You could disable kudzu if the driver config you have is what you want. I always disable kudzu on my systems after they are installed as my hardware changes are very rare, I can't remember the last time I used kudzu on a server.
chkconfig --level 2345 kudzu off /etc/init.d/kudzu stop
for me this happens automatically during kickstart.
nate
-----Original Message----- From: centos-bounces@centos.org [mailto:centos-bounces@centos.org] On Behalf Of nate Sent: Wednesday, June 18, 2008 7:17 PM To: centos@centos.org Subject: Re: [CentOS] Kernel/harware question
Thomas Dukes wrote:
So my question is how can I force it to use the driver from kernel 2.6.9-34.0.2? Is it something I need to add to grub.conf?? If so, what?
You could disable kudzu if the driver config you have is what you want. I always disable kudzu on my systems after they are installed as my hardware changes are very rare, I can't remember the last time I used kudzu on a server.
chkconfig --level 2345 kudzu off /etc/init.d/kudzu stop
for me this happens automatically during kickstart.
nate
Thanks, Nate, didn't think of that.
Still, kind of curious why the newer kernels want to configure a different driver.
Eddie _______________________________________________ CentOS mailing list CentOS@centos.org http://lists.centos.org/mailman/listinfo/centos
Thomas Dukes wrote:
Still, kind of curious why the newer kernels want to configure a different driver.
What is the driver it uses on the working kernel vs the non working one?
I'd expect it to use the e100 driver, but maybe there is a newer driver with a different name. Long ago there was the eepro100(?) driver, before Intel started releasing their own drivers, I'm not sure if that driver is even present anymore in the 2.6.x kernels(I used it in the 2.2.x days and maybe 2.0 I don't recall)
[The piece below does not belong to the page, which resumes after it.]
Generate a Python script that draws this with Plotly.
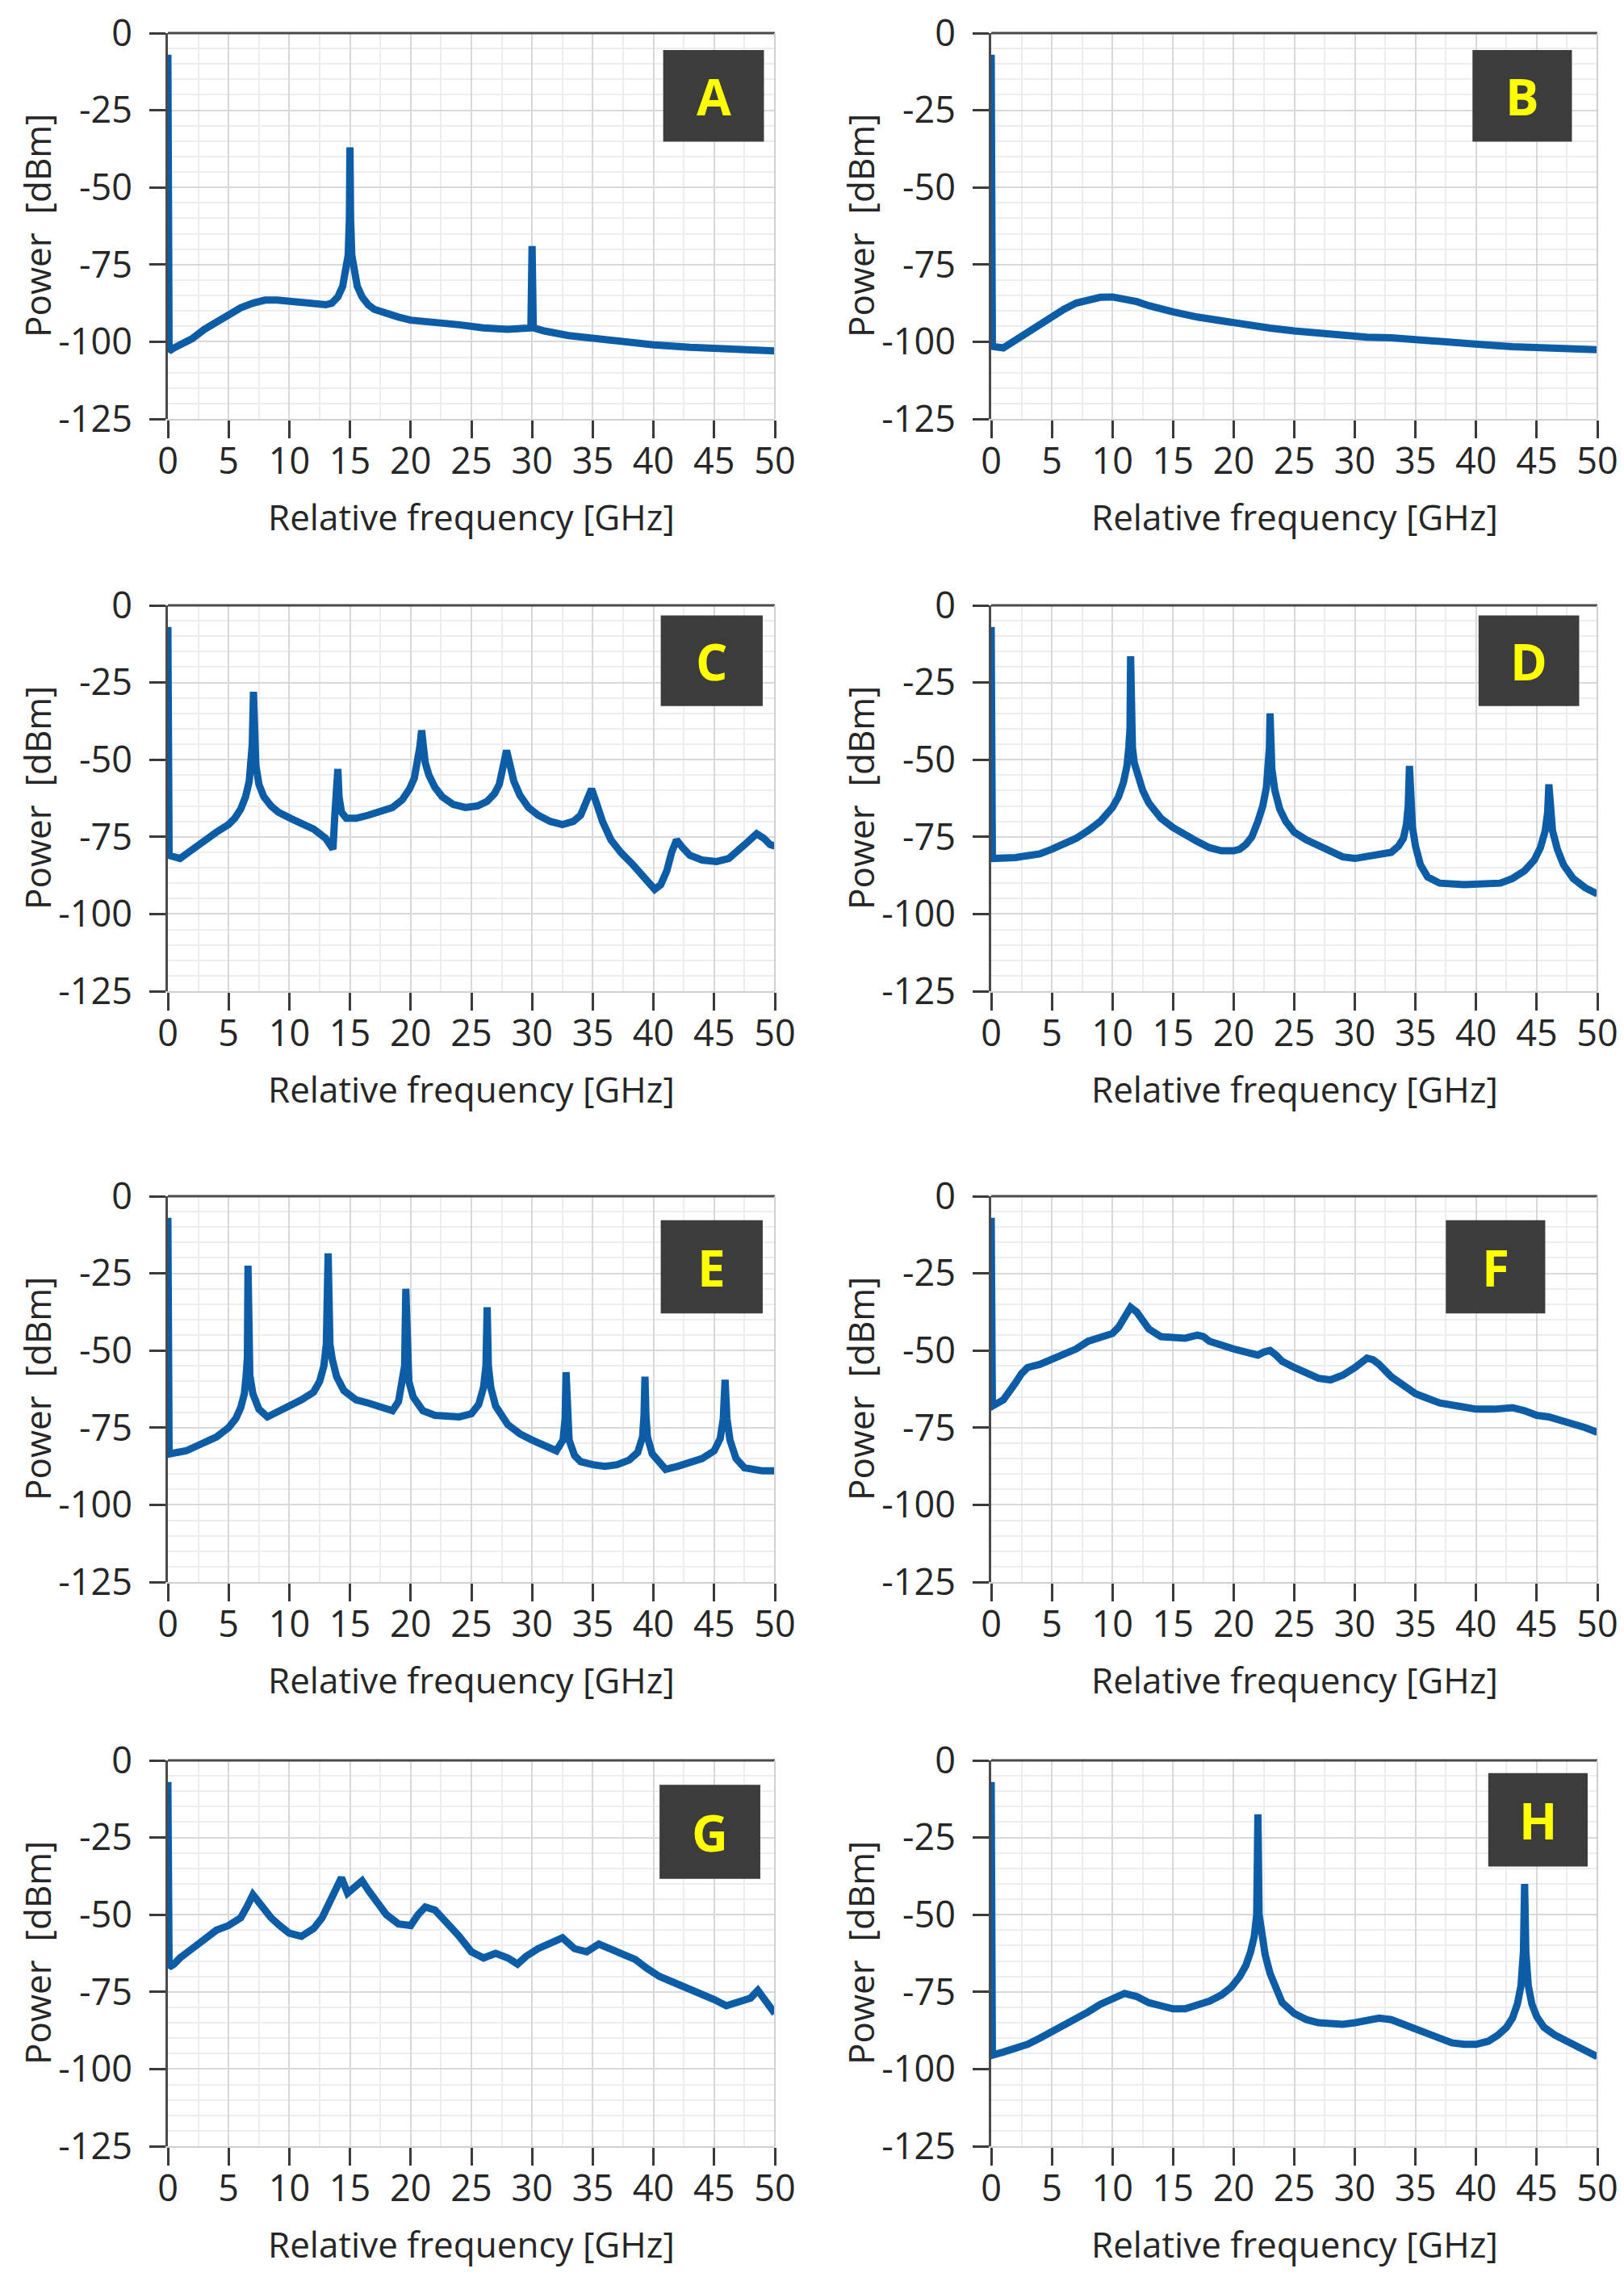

The driver config is usually in /etc/modprobe.conf
worst case run lsmod under each config to try to find the differences in what driver is loading.
nate
-----Original Message----- From: centos-bounces@centos.org [mailto:centos-bounces@centos.org] On Behalf Of nate Sent: Wednesday, June 18, 2008 8:04 PM To: CentOS mailing list Subject: RE: [CentOS] Kernel/harware question
Thomas Dukes wrote:
Still, kind of curious why the newer kernels want to configure a different driver.
What is the driver it uses on the working kernel vs the non working one?
I'd expect it to use the e100 driver, but maybe there is a newer driver with a different name. Long ago there was the eepro100(?) driver, before Intel started releasing their own drivers, I'm not sure if that driver is even present anymore in the 2.6.x kernels(I used it in the 2.2.x days and maybe 2.0 I don't recall)
The driver config is usually in /etc/modprobe.conf
worst case run lsmod under each config to try to find the differences in what driver is loading.
Nate
The working driver name is Intel Corporation 82801DB PRO/100 VE (LOM) Ethernet Controller. Can't remember what the newer, non-working driver name was.
Just re-booted after disabling kuduzu. Will know by morning if this was the fix.